Romania still has around EUR 1 billion in untapped state aid funds, and local companies must submit projects by early spring to benefit from these financing facilities, said experts during the Access to Finance workshop organized by Business Review last week.
The government is planning new schemes starting in July 2014, although the allotted funding and criteria are still under consideration.
According to Iulian Sorescu, associated partner and head of the financial department at Noerr Finance & Tax, the new schemes should in theory continue to focus on manufacturing and innovative/high value added services, as authorities aim to support the creation of new jobs.
“It is very possible that the new financing percentages will not be as generous as they currently are, namely 40 percent in Bucharest region and 50 percent for the rest of the country, but will be lower,” said Sorescu.
Going forward, the EU state aid plans to put in place new regulations that could facilitate SMEs’ access to state aid, ahead of multinationals’.
State aid split into three schemes
The Romanian authorities put in place two state aid schemes worth a combined EUR 1.6 billion back in 2008, which were linked to the level of investment and the number of new jobs created. They focused mainly on manufacturing, although investments in medical and tourism sectors were also accepted.
One of the schemes, regulated by GD 753/2008, applies to investments over EUR 100 million that create 500 new jobs. This has seen limited success as out of the overall budget of EUR 575 million, a little over EUR 100 million has been accessed by companies.
A second scheme, regulated by GD 1680/2008, applying to investments ranging from EUR 5 million to over EUR 30 million, with different job creation thresholds, has proved to be very popular with close to half of the funding having been taken up.
Under these two facilities, companies can use state aid to cover investments in assets such as productive buildings, machines, equipments or licenses.
A new scheme worth EUR 136 million, regulated by GD 797/2012, was rolled out in 2012, focusing on innovative investments and targeting the IT&C and R&D sectors, and around half of the funds have been allocated. This facility allows companies creating over 200 new jobs to get finance for the gross salary and all related taxes for two consecutive years.

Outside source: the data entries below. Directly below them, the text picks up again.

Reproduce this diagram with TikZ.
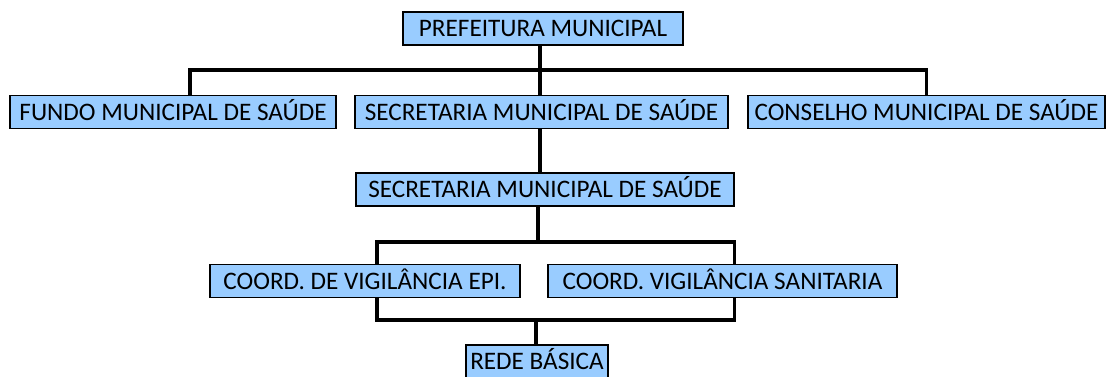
\documentclass[tikz,border=0pt]{standalone}
\usepackage{fontspec}
\setmainfont{Carlito}
\usetikzlibrary{positioning}
\definecolor{boxblue}{RGB}{153,204,255}

\begin{document}
\begin{tikzpicture}[x=1pt,y=-1pt,
  orgbox/.style={draw=black,line width=1.7pt,fill=boxblue,inner sep=0pt,
    minimum height=33pt,text height=16.4pt,text depth=0pt,
    font=\fontsize{25.2}{25.2}\selectfont},
  conn/.style={line width=3.5pt}]
  \useasboundingbox (0,0) rectangle (1108,376);
  % boxes
  \node[orgbox,minimum width=280pt] (pref) at (543,28.5) {PREFEITURA MUNICIPAL};
  \node[orgbox,minimum width=326pt] (fundo) at (173,112) {FUNDO MUNICIPAL DE SAÚDE};
  \node[orgbox,minimum width=373pt] (sec) at (541.5,112) {SECRETARIA MUNICIPAL DE SAÚDE};
  \node[orgbox,minimum width=357pt] (cons) at (926.5,112) {CONSELHO MUNICIPAL DE SAÚDE};
  \node[orgbox,minimum width=378pt] (sec2) at (545,189.5) {SECRETARIA MUNICIPAL DE SAÚDE};
  \node[orgbox,minimum width=310pt] (epi) at (365,281) {COORD. DE VIGILÂNCIA EPI.};
  \node[orgbox,minimum width=349pt] (sani) at (722.5,281) {COORD. VIGILÂNCIA SANITARIA};
  \node[orgbox,minimum width=142pt] (rede) at (537,361.5) {REDE BÁSICA};
  % junctions
  \coordinate (jtop) at (540,70);
  \coordinate (jmid) at (538,242);
  \coordinate (jlow) at (536,320);
  % lines
  \draw[conn] (pref.south -| jtop) -- (sec.north -| jtop);
  \draw[conn] ([xshift=17pt]fundo.north) |- (jtop) -| (cons.north);
  \draw[conn] (sec.south -| jtop) -- (sec2.north -| jtop);
  \draw[conn] (sec2.south -| jmid) -- (jmid);
  \draw[conn] ([xshift=12pt]epi.north) |- (jmid) -| ([xshift=12pt]sani.north);
  \draw[conn] ([xshift=12pt]epi.south) |- (jlow) -| ([xshift=12pt]sani.south);
  \draw[conn] (jlow) -- (rede.north -| jlow);
\end{tikzpicture}
\end{document}
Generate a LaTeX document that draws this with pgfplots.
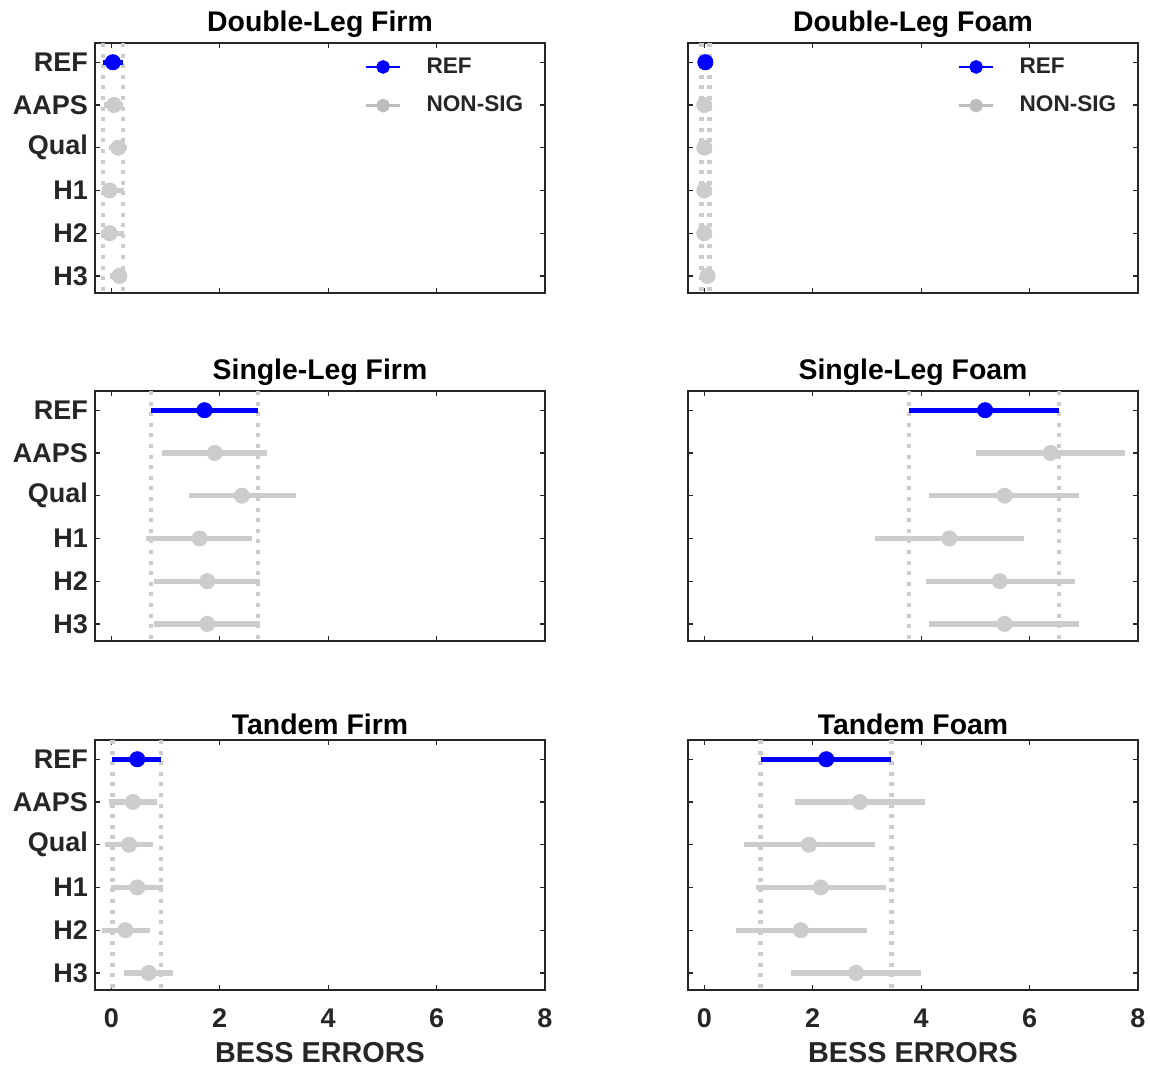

Sorescu explained that it takes a minimum of three to five months before financing approval is obtained. He therefore advised companies to prepare the application and submit the Financing Request to Ministry of Public Finances as soon as possible, so as to be enrolled under the current scheme.
Under state aid law GD 1680/2008, the maximum financing level for Bucharest stands at over EUR 22.5 million, while outside Bucharest is over EUR 28.1 million.
Firms that make investments backed by state aid will undergo a five-year monitoring period, during which the authorities will check the main parameters of the investment such as turnover, profit, taxes paid to state budget, number of employees. In fact, the local state mechanism is designed so that the government recovers the grants through the taxes it collects from companies using this facility.
How to apply for state aid
Noerr representatives explained that the main documents to be included in the state aid application are the technical and economic study (or a business plan for innovative projects) and an investment plan. Beside them, a business model for existing and future period and a statement of workplaces to be created, alongside a presentation of the impact of the project in the region are needed.
The role of a professional consultant that guide the company during the application process is not only to ensure that the state aid application fulfills the legal criteria, but also to structure and implement the concept of the investment project into the application.
According to Sebastian Popescu, financial advisor & auditor at Noerr Finance & Tax, the technical and economic study runs to 100-200 pages and has a similar structure for both production and innovative projects.
Sorescu added that the investment for scheme for IT&C scheme can be implemented in several locations, while the investment in production fields should be realized in a single location.
Noerr says that their state aid portfolio amounts to investment projects of about EUR 700 million which created more than 5,000 jobs in various sectors.
For instance, it assisted Premium AEROTEC, a company of the EADS/Airbus Group, in taking out EUR 18 million for a EUR 90 million greenfield investment in Romania. Most of the successful projects were in the automotive sector, the French car parts maker Valeo and German automotive producer Continental being only some examples with EUR 9 million and respectively EUR 11,7 million state aid obtained to expand local production.